— BEGIN Entries —
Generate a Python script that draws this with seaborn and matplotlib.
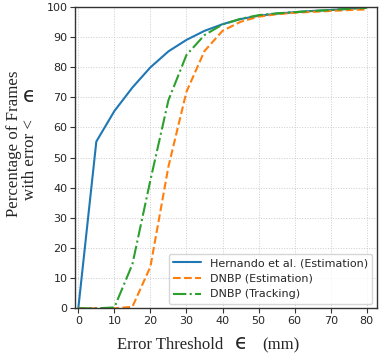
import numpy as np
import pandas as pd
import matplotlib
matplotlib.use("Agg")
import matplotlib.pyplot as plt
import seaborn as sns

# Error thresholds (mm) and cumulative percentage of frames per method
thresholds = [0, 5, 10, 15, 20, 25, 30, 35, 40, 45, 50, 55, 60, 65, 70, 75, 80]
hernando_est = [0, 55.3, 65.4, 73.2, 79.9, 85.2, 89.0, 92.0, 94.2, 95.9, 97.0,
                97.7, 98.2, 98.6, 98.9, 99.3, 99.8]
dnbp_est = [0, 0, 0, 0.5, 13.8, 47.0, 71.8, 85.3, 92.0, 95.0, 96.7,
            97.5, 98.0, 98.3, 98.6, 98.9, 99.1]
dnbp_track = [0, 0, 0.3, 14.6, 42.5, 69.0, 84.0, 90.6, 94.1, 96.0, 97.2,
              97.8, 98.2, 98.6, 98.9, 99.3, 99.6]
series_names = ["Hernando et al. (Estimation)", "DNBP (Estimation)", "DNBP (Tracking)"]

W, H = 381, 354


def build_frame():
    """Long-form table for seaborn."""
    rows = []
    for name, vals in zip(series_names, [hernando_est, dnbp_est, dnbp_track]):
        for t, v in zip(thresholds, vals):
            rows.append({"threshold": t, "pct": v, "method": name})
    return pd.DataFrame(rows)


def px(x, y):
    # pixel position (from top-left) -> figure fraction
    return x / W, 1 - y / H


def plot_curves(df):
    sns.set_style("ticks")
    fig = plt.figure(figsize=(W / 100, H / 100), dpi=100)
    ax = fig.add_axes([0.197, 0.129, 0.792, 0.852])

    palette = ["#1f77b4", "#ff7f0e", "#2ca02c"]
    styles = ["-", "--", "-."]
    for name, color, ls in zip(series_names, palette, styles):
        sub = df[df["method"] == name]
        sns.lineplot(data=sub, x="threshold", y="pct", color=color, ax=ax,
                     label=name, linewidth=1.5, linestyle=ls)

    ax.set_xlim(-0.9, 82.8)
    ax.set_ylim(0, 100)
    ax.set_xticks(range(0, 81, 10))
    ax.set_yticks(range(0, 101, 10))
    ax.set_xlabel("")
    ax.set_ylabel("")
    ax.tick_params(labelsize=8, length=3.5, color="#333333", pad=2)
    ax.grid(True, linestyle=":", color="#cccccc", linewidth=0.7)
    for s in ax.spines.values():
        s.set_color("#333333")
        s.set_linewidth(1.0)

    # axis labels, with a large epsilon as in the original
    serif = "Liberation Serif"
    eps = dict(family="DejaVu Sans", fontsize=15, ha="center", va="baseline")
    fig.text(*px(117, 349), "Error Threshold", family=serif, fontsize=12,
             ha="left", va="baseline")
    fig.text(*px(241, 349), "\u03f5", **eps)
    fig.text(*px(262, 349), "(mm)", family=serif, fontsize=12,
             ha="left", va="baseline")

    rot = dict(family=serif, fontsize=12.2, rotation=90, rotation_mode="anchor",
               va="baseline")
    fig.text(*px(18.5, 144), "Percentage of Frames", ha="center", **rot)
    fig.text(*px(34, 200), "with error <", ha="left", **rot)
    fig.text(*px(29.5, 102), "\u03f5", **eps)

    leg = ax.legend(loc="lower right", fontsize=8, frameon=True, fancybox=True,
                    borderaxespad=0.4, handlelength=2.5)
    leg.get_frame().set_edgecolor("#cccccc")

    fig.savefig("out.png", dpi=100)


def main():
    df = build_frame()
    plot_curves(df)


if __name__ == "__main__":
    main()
— END Entries —
— BEGIN Entries —
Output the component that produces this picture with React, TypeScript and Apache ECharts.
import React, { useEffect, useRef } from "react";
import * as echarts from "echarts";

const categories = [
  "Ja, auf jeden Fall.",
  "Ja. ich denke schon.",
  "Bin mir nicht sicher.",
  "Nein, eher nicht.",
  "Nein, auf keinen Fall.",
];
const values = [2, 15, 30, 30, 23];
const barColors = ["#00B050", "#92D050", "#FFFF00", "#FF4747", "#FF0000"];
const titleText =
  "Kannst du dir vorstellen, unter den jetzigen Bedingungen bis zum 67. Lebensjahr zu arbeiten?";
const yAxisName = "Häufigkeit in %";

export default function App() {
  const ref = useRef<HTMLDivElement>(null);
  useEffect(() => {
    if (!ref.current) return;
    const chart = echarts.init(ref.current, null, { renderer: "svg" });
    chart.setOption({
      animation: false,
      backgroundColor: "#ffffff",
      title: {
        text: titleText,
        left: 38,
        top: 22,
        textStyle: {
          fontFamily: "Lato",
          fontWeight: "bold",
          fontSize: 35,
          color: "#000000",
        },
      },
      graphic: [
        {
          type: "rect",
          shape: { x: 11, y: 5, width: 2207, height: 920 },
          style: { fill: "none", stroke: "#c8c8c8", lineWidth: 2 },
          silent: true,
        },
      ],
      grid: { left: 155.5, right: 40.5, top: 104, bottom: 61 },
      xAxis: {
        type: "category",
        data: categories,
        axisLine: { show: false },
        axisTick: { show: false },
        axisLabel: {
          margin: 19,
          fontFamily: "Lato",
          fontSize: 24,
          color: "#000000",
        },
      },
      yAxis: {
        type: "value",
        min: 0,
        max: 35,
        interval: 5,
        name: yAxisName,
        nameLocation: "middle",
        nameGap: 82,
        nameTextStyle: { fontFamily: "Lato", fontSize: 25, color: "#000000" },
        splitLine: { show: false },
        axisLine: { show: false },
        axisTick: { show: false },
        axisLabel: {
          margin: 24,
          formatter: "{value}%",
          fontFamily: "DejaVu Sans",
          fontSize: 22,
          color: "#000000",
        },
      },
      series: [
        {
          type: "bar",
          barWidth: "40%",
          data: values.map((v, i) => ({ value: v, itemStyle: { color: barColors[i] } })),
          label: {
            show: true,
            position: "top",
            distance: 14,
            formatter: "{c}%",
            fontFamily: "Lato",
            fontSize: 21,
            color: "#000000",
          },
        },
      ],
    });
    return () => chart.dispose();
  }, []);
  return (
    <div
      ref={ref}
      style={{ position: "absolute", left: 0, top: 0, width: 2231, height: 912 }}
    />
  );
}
— END Entries —
> **Work to do**
Output exactly the lines from the one containing "Generate a Python" through the one containing "import seaborn as sns", both included, and nothing else; leave out any pictures.

> **Solution**
Generate a Python script that draws this with seaborn and matplotlib.
import numpy as np
import pandas as pd
import matplotlib
matplotlib.use("Agg")
import matplotlib.pyplot as plt
import seaborn as sns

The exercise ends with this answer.